By Kathy McKinsey
I was happy to meet staff from Mantle Rock Publishing—Kathy and Jerry, Diane and Pam. Plus a bunch of fun writers from Missouri, Illinois, Mississippi, Georgia—and whatever else I’m missing—as well as Kentucky and Tennessee.
Two of my favorite statements from the retreat: brain dump; start five minutes later.
We had classes by multi-published authors and authors from a variety of backgrounds—teachers, librarians, nurses, military staff. Topics such as conflict, setting, creating characters, brainstorming, a writer’s toolbox, point of view—so much.
I’ve heard about most of this before, but I’ve learned how important repetition is to me, as a student of writing, as well as a student of the Bible. Having techniques explained again, hearing them in a different and brighter light—they sparkle in a new way.
We talked about editing, publishing, book covers, our own stories, marketing—I wish I could remember it all.
Here are a few details that especially struck home to me:
Let something unexpected happen in each scene.
Readers don’t like whiny main characters.
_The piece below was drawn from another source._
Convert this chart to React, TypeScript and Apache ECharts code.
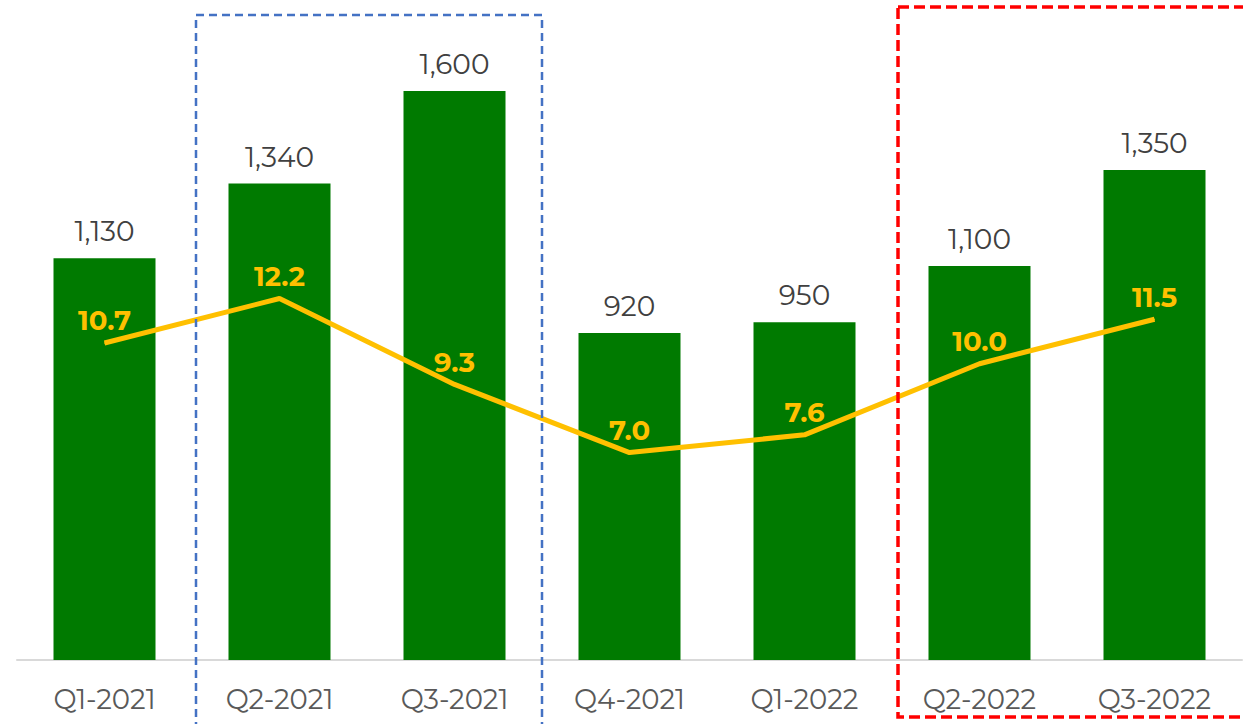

Whoa! That made me take a new look at my current MC.
Start stories from the end, in the middle, five minutes after significant happening.
I’ve heard of brainstorming before, but it made so much more sense to me this time. Don’t sensor. Don’t stop too early. Write down at least ten things. Give yourself a significant amount of time to brainstorm. Two hours?
Hook readers emotionally.
Do not bore readers.
Use memories of events which have affected me emotionally to help me create emotions in the story.
Think of the worst thing that could happen, then make it worse.
Open my character’s wound again.
What can she do at the end of the story that she couldn’t do at first?
And much more.
As I’ve heard before from those who attend writers’ conferences—you come home and reality crashes in on you. After two days of talking about nothing but writing, I came back home to reality. But that’s okay. My reality is pretty good, and writing is an important part of it. I am grateful for the lovely people I met at the retreat, as well as the fun and useful tips and reminders.